FL Democrat senator ‘highlights’ gun control bills after MI school attack

Florida gun owners are facing gun control measures being pushed in reaction to Michigan high school shooting.

A Democrat state senator in Florida is reportedly “highlighting four bills” she introduced earlier this fall in the aftermath of the tragic school shooting at Michigan’s Oxford High School, but would any of these measures have prevented what happened several states away and more than a thousand miles to the north?

According to, State Sen. Tina Polsky’s legislation would “tighten gun regulations in several ways, “by addressing gun construction, ammunition and gun storage, as well as adding those deemed mentally incompetent to a database that would alert law enforcement that they shouldn’t have a gun.”

Gun control proponents across the landscape are suddenly pushing legislation they may have previously introduced or plan to file in January, using the Michigan shooting to bolster their efforts.

The Unified Sportsmen of Florida, a lobbying group headed by former National Rifle Association President Marion Hammer, sent an email alert to members and supporters Thursday, with a link to the story. The story details Polsky’s legislative package:

— SB 872, a so-called ‘ghost guns’ bill, barring possession of unfinished frames or receivers that don’t have a serial number, rendering the weapon untraceable.

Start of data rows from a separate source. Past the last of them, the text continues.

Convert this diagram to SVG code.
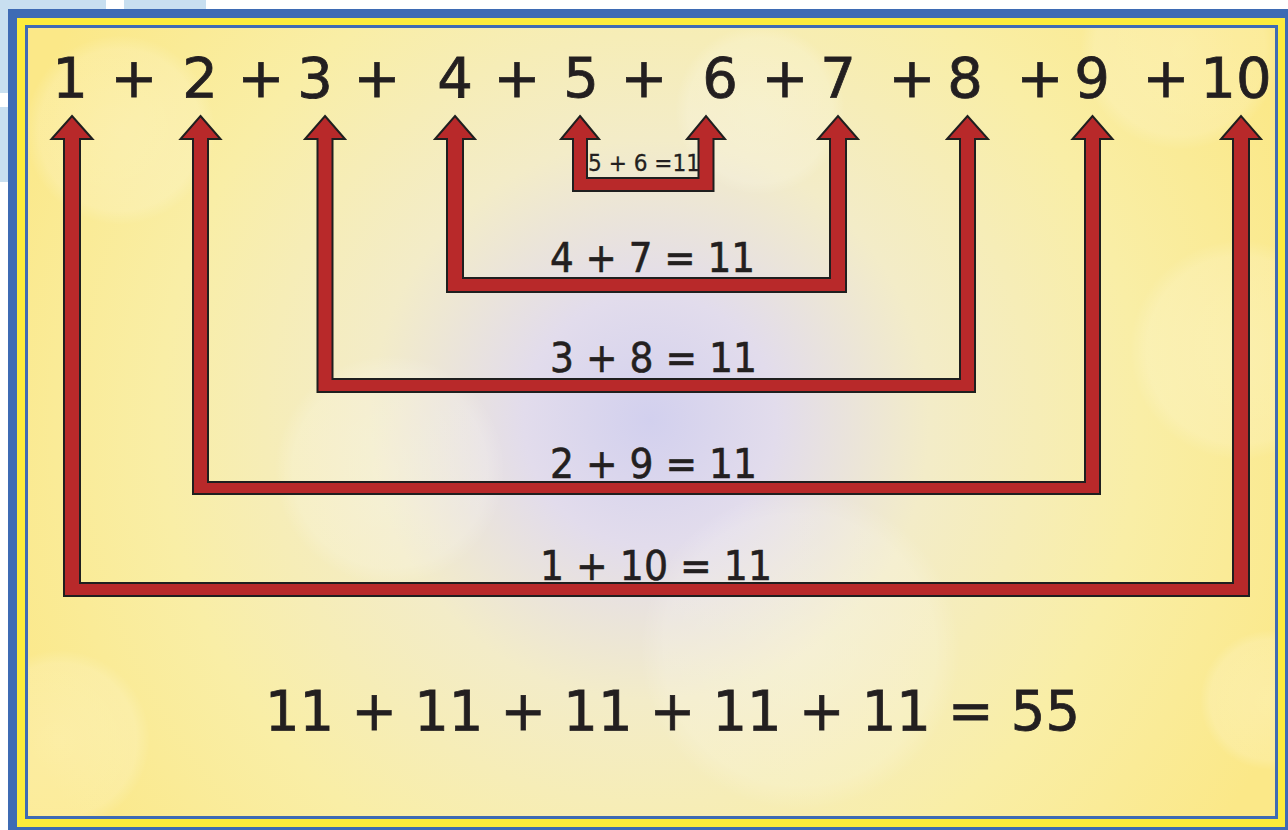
<svg xmlns="http://www.w3.org/2000/svg" width="1288" height="830" viewBox="0 0 1288 830">
<defs>
<radialGradient id="bg" cx="650" cy="420" r="700" gradientUnits="userSpaceOnUse">
<stop offset="0" stop-color="#d2d0ee"/>
<stop offset="0.18" stop-color="#e2dcec"/>
<stop offset="0.4" stop-color="#f3ecc8"/>
<stop offset="0.7" stop-color="#f9eea6"/>
<stop offset="1" stop-color="#fbe888"/>
</radialGradient>
<radialGradient id="bokeh">
<stop offset="0" stop-color="#ffffff" stop-opacity="0.22"/>
<stop offset="0.85" stop-color="#ffffff" stop-opacity="0.16"/>
<stop offset="1" stop-color="#ffffff" stop-opacity="0"/>
</radialGradient>
<clipPath id="inner"><rect x="28" y="28" width="1247" height="788"/></clipPath>
<style>
.num{font-family:"DejaVu Sans","Liberation Sans",sans-serif;font-size:56px;fill:#231f20;stroke:#231f20;stroke-width:0.8;text-anchor:middle}
.lbl{font-family:"DejaVu Sans","Liberation Sans",sans-serif;font-size:40px;fill:#231f20;stroke:#231f20;stroke-width:0.6}
.small{font-family:"DejaVu Sans","Liberation Sans",sans-serif;font-size:23px;fill:#231f20;stroke:#231f20;stroke-width:0.3}
.arrow{fill:#b8292a;stroke:#1f1f1f;stroke-width:2;stroke-linejoin:miter}
</style>
</defs>
<rect x="0" y="0" width="1288" height="830" fill="#ffffff"/>
<rect x="0" y="0" width="106" height="9" fill="#c8dff0"/>
<rect x="124" y="0" width="82" height="9" fill="#c8dff0"/>
<rect x="0" y="0" width="8" height="93" fill="#c8dff0"/>
<rect x="0" y="107" width="8" height="75" fill="#c8dff0"/>
<rect x="8" y="9" width="1280" height="821" fill="#3e6bb4"/>
<rect x="17" y="18" width="1268" height="809" fill="#fcec3c"/>
<rect x="26.5" y="26.5" width="1250" height="791" fill="url(#bg)" stroke="#3e6bb4" stroke-width="3"/>
<g id="background" clip-path="url(#inner)">
<circle cx="120" cy="130" r="95" fill="url(#bokeh)"/>
<circle cx="390" cy="470" r="115" fill="url(#bokeh)"/>
<circle cx="800" cy="650" r="160" fill="url(#bokeh)"/>
<circle cx="1240" cy="350" r="110" fill="url(#bokeh)"/>
<circle cx="1180" cy="50" r="100" fill="url(#bokeh)"/>
<circle cx="60" cy="740" r="90" fill="url(#bokeh)"/>
<circle cx="760" cy="110" r="85" fill="url(#bokeh)"/>
<circle cx="1270" cy="700" r="70" fill="url(#bokeh)"/>
</g>
<g id="top-row">
<text class="num" x="70" y="97">1</text>
<text class="num" x="134" y="97">+</text>
<text class="num" x="200" y="97">2</text>
<text class="num" x="261" y="97">+</text>
<text class="num" x="315" y="97">3</text>
<text class="num" x="377" y="97">+</text>
<text class="num" x="455" y="97">4</text>
<text class="num" x="517" y="97">+</text>
<text class="num" x="581" y="97">5</text>
<text class="num" x="644" y="97">+</text>
<text class="num" x="720" y="97">6</text>
<text class="num" x="785" y="97">+</text>
<text class="num" x="838" y="97">7</text>
<text class="num" x="912" y="97">+</text>
<text class="num" x="965" y="97">8</text>
<text class="num" x="1040" y="97">+</text>
<text class="num" x="1092" y="97">9</text>
<text class="num" x="1166" y="97">+</text>
<text class="num" x="1236" y="97">10</text>
</g>
<g id="connectors">
<path id="pair-1-10" class="arrow" d="M72,116 L92.5,139 L80,139 L80,583 L1233,583 L1233,139 L1221,139 L1241,116 L1261,139 L1249,139 L1249,596 L64,596 L64,139 L51.5,139 Z"/>
<path id="pair-2-9" class="arrow" d="M200.5,116 L220.5,139 L208,139 L208,482 L1085,482 L1085,139 L1072.5,139 L1092.5,116 L1112.5,139 L1100,139 L1100,494 L193,494 L193,139 L180.5,139 Z"/>
<path id="pair-3-8" class="arrow" d="M325,116 L345,139 L332.5,139 L332.5,379 L960,379 L960,139 L947,139 L967.5,116 L988,139 L975,139 L975,392 L317.5,392 L317.5,139 L305,139 Z"/>
<path id="pair-4-7" class="arrow" d="M455,116 L475,139 L463,139 L463,278 L830,278 L830,139 L818,139 L838,116 L858,139 L846,139 L846,292 L447,292 L447,139 L435,139 Z"/>
<path id="pair-5-6" class="arrow" d="M580,116 L599,139 L587,139 L587,178 L698.5,178 L698.5,139 L687,139 L706,116 L725,139 L713.5,139 L713.5,191 L573,191 L573,139 L561,139 Z"/>
</g>
<g id="labels">
<text class="small" x="588" y="171" textLength="112" lengthAdjust="spacingAndGlyphs">5 + 6 =11</text>
<text class="lbl" x="550" y="272" textLength="205" lengthAdjust="spacingAndGlyphs">4 + 7 = 11</text>
<text class="lbl" x="550" y="372" textLength="207" lengthAdjust="spacingAndGlyphs">3 + 8 = 11</text>
<text class="lbl" x="550" y="478" textLength="207" lengthAdjust="spacingAndGlyphs">2 + 9 = 11</text>
<text class="lbl" x="540" y="580" textLength="232" lengthAdjust="spacingAndGlyphs">1 + 10 = 11</text>
</g>
<g id="total">
<text class="num" style="text-anchor:start" x="265" y="730" textLength="815" lengthAdjust="spacingAndGlyphs">11 + 11 + 11 + 11 + 11 = 55</text>
</g>
</svg>
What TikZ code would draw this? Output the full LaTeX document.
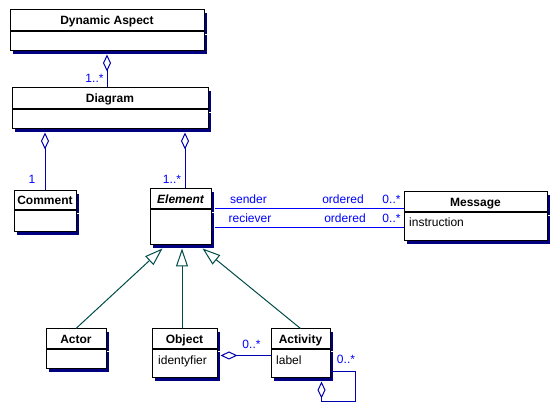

— SB 334, also known as “Jaime’s Law” in memory of Jaime Guttenberg, killed in the 2018 Marjory Stoneman Douglas High School shooting.

— SB 402, requiring the Florida Department of Law Enforcement to provide information on people who aren’t legally able to possess firearms, to the Florida Crime Information Center (FCIC).

— SB 1166, designed to keep guns out of the hands of people under the age of 18.

A reality check may be in order. Accused killer Ethan Crumbley didn’t use a so-called “ghost gun,” so that bill isn’t remotely connected to the Oxford incident.

The “ammunition background check” idea appears patterned after a law in California that is being challenged in federal court. It may have prevented the Michigan suspect, who is but 15 years old, from purchasing ammunition for the gun he allegedly used, but the circumstances of that case indicate his parents bought plenty of ammunition.

Information on who may not be legally able to possess a firearm would not have derailed the Michigan attack because the alleged shooter’s father reportedly bought the pistol, and he passed a background check.

The bill to “strengthen requirements to keep guns out of the hands of those younger than 18” would not have prevented the Michigan attack because the parents allegedly left the pistol in an unlocked drawer in their bedroom, where the suspect allegedly retrieved it. Stronger storage requirements only work if someone complies. In the Michigan case, it does not appear the parents made any effort to keep the pistol away from their teenage son, so such a law might be a wash.

Another Florida lawmaker, Fort Lauderdale Democrat Sen. Gary Farmer, is resurrecting a “gun show loophole” bill (SB 204), the story noted.

But the handgun allegedly used in Michigan was not purchased at a gun show. It was bought at a retail gun store.